--- Begin GIVEN INFORMATION ---
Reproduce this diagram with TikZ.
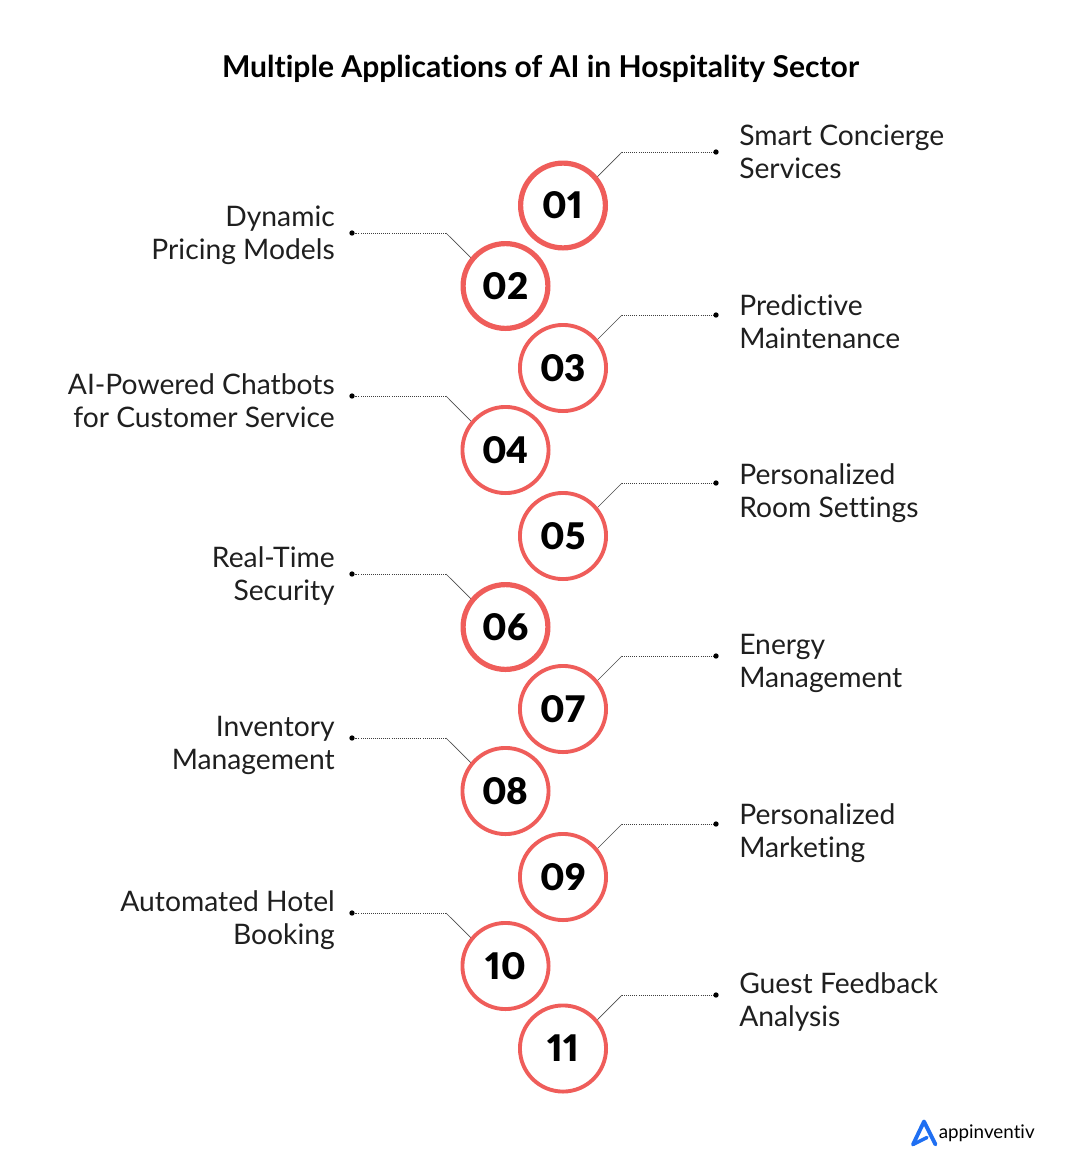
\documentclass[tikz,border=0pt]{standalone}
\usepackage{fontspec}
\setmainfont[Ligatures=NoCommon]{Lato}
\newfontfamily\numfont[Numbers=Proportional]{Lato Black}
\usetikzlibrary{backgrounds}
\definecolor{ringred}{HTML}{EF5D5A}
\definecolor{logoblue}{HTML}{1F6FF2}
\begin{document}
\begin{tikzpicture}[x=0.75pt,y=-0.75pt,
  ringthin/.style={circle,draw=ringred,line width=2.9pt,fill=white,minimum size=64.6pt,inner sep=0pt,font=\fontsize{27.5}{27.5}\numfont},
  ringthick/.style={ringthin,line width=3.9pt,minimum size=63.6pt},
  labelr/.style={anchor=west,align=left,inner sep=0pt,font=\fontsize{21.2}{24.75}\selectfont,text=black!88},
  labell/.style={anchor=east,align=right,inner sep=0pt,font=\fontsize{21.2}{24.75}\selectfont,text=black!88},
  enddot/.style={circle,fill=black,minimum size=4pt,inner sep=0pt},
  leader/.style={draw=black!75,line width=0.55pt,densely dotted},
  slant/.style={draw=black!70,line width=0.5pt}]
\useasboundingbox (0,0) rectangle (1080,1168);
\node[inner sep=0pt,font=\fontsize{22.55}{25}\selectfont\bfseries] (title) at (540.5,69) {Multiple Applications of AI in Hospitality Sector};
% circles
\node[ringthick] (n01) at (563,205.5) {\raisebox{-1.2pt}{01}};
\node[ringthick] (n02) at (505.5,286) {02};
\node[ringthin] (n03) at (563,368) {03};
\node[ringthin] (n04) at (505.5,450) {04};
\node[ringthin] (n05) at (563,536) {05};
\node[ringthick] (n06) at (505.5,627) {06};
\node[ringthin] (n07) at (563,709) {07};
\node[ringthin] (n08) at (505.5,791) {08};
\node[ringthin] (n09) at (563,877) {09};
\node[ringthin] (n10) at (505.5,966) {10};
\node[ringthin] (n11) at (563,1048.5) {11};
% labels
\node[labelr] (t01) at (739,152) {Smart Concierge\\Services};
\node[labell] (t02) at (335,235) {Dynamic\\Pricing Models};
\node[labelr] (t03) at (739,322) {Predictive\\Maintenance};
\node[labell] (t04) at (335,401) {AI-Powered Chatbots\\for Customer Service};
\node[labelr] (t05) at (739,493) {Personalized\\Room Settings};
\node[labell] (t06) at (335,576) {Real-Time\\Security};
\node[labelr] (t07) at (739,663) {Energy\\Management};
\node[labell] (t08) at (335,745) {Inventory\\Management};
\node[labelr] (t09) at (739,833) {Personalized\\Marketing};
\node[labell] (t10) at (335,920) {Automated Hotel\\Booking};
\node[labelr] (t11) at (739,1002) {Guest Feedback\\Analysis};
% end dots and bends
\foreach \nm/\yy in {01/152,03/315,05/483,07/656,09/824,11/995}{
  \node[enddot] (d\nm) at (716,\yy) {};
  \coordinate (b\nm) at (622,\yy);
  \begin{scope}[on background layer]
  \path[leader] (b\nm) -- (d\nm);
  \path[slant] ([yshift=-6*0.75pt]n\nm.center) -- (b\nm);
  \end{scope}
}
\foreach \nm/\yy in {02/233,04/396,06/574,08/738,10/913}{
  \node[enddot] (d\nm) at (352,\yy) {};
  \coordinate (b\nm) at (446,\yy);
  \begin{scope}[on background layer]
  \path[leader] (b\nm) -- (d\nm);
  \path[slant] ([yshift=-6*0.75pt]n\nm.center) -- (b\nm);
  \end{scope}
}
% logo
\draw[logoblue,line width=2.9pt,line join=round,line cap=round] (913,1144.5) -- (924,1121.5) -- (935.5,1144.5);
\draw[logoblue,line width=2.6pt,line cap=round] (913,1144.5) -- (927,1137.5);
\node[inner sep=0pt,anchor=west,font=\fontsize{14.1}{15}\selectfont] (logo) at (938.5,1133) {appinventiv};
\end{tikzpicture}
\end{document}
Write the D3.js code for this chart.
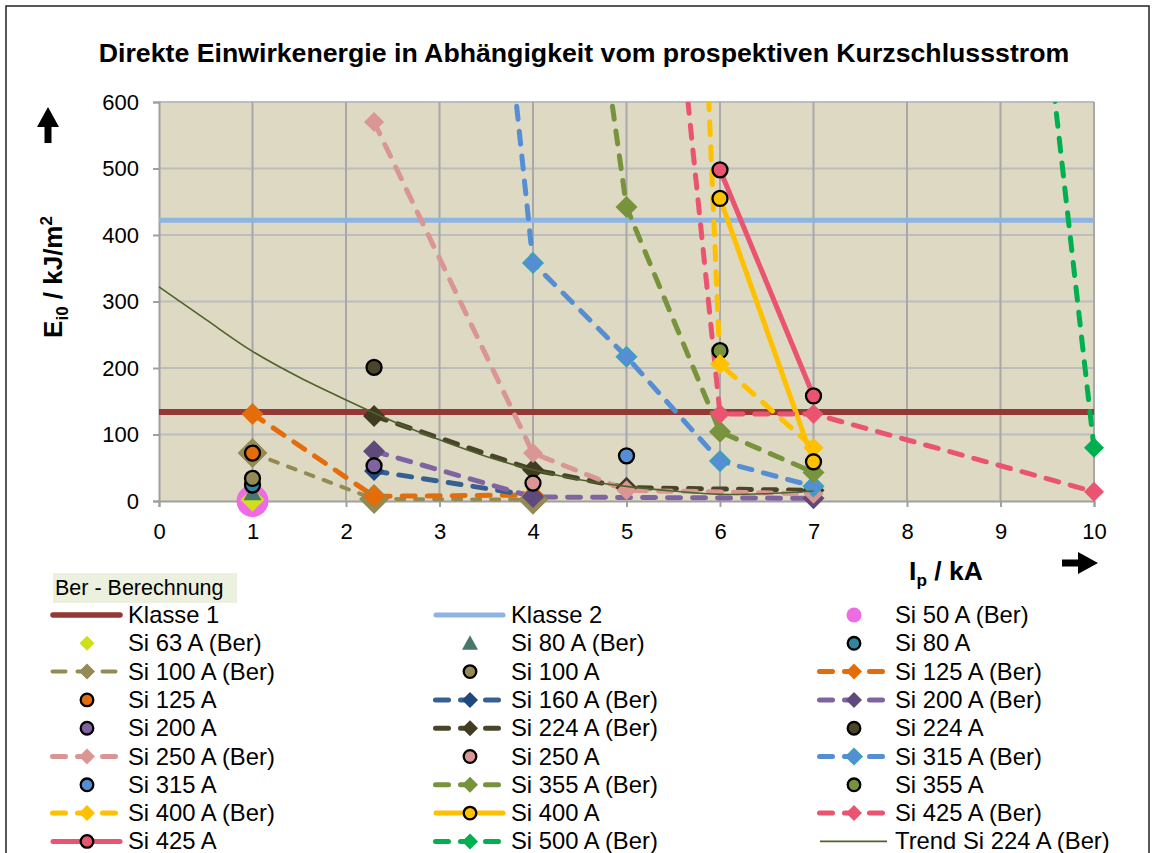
--- End GIVEN INFORMATION ---
#### BRIEF:
Reproduce the full listing faithfully, but do not carry over any pictures.

#### RESPONSE TO THIS TASK:
Reproduce this diagram with TikZ.
\documentclass[tikz,border=0pt]{standalone}
\usepackage{fontspec}
\setmainfont[Ligatures=NoCommon]{Lato}
\newfontfamily\numfont[Numbers=Proportional]{Lato Black}
\usetikzlibrary{backgrounds}
\definecolor{ringred}{HTML}{EF5D5A}
\definecolor{logoblue}{HTML}{1F6FF2}
\begin{document}
\begin{tikzpicture}[x=0.75pt,y=-0.75pt,
  ringthin/.style={circle,draw=ringred,line width=2.9pt,fill=white,minimum size=64.6pt,inner sep=0pt,font=\fontsize{27.5}{27.5}\numfont},
  ringthick/.style={ringthin,line width=3.9pt,minimum size=63.6pt},
  labelr/.style={anchor=west,align=left,inner sep=0pt,font=\fontsize{21.2}{24.75}\selectfont,text=black!88},
  labell/.style={anchor=east,align=right,inner sep=0pt,font=\fontsize{21.2}{24.75}\selectfont,text=black!88},
  enddot/.style={circle,fill=black,minimum size=4pt,inner sep=0pt},
  leader/.style={draw=black!75,line width=0.55pt,densely dotted},
  slant/.style={draw=black!70,line width=0.5pt}]
\useasboundingbox (0,0) rectangle (1080,1168);
\node[inner sep=0pt,font=\fontsize{22.55}{25}\selectfont\bfseries] (title) at (540.5,69) {Multiple Applications of AI in Hospitality Sector};
% circles
\node[ringthick] (n01) at (563,205.5) {\raisebox{-1.2pt}{01}};
\node[ringthick] (n02) at (505.5,286) {02};
\node[ringthin] (n03) at (563,368) {03};
\node[ringthin] (n04) at (505.5,450) {04};
\node[ringthin] (n05) at (563,536) {05};
\node[ringthick] (n06) at (505.5,627) {06};
\node[ringthin] (n07) at (563,709) {07};
\node[ringthin] (n08) at (505.5,791) {08};
\node[ringthin] (n09) at (563,877) {09};
\node[ringthin] (n10) at (505.5,966) {10};
\node[ringthin] (n11) at (563,1048.5) {11};
% labels
\node[labelr] (t01) at (739,152) {Smart Concierge\\Services};
\node[labell] (t02) at (335,235) {Dynamic\\Pricing Models};
\node[labelr] (t03) at (739,322) {Predictive\\Maintenance};
\node[labell] (t04) at (335,401) {AI-Powered Chatbots\\for Customer Service};
\node[labelr] (t05) at (739,493) {Personalized\\Room Settings};
\node[labell] (t06) at (335,576) {Real-Time\\Security};
\node[labelr] (t07) at (739,663) {Energy\\Management};
\node[labell] (t08) at (335,745) {Inventory\\Management};
\node[labelr] (t09) at (739,833) {Personalized\\Marketing};
\node[labell] (t10) at (335,920) {Automated Hotel\\Booking};
\node[labelr] (t11) at (739,1002) {Guest Feedback\\Analysis};
% end dots and bends
\foreach \nm/\yy in {01/152,03/315,05/483,07/656,09/824,11/995}{
  \node[enddot] (d\nm) at (716,\yy) {};
  \coordinate (b\nm) at (622,\yy);
  \begin{scope}[on background layer]
  \path[leader] (b\nm) -- (d\nm);
  \path[slant] ([yshift=-6*0.75pt]n\nm.center) -- (b\nm);
  \end{scope}
}
\foreach \nm/\yy in {02/233,04/396,06/574,08/738,10/913}{
  \node[enddot] (d\nm) at (352,\yy) {};
  \coordinate (b\nm) at (446,\yy);
  \begin{scope}[on background layer]
  \path[leader] (b\nm) -- (d\nm);
  \path[slant] ([yshift=-6*0.75pt]n\nm.center) -- (b\nm);
  \end{scope}
}
% logo
\draw[logoblue,line width=2.9pt,line join=round,line cap=round] (913,1144.5) -- (924,1121.5) -- (935.5,1144.5);
\draw[logoblue,line width=2.6pt,line cap=round] (913,1144.5) -- (927,1137.5);
\node[inner sep=0pt,anchor=west,font=\fontsize{14.1}{15}\selectfont] (logo) at (938.5,1133) {appinventiv};
\end{tikzpicture}
\end{document}
Write the D3.js code for this chart.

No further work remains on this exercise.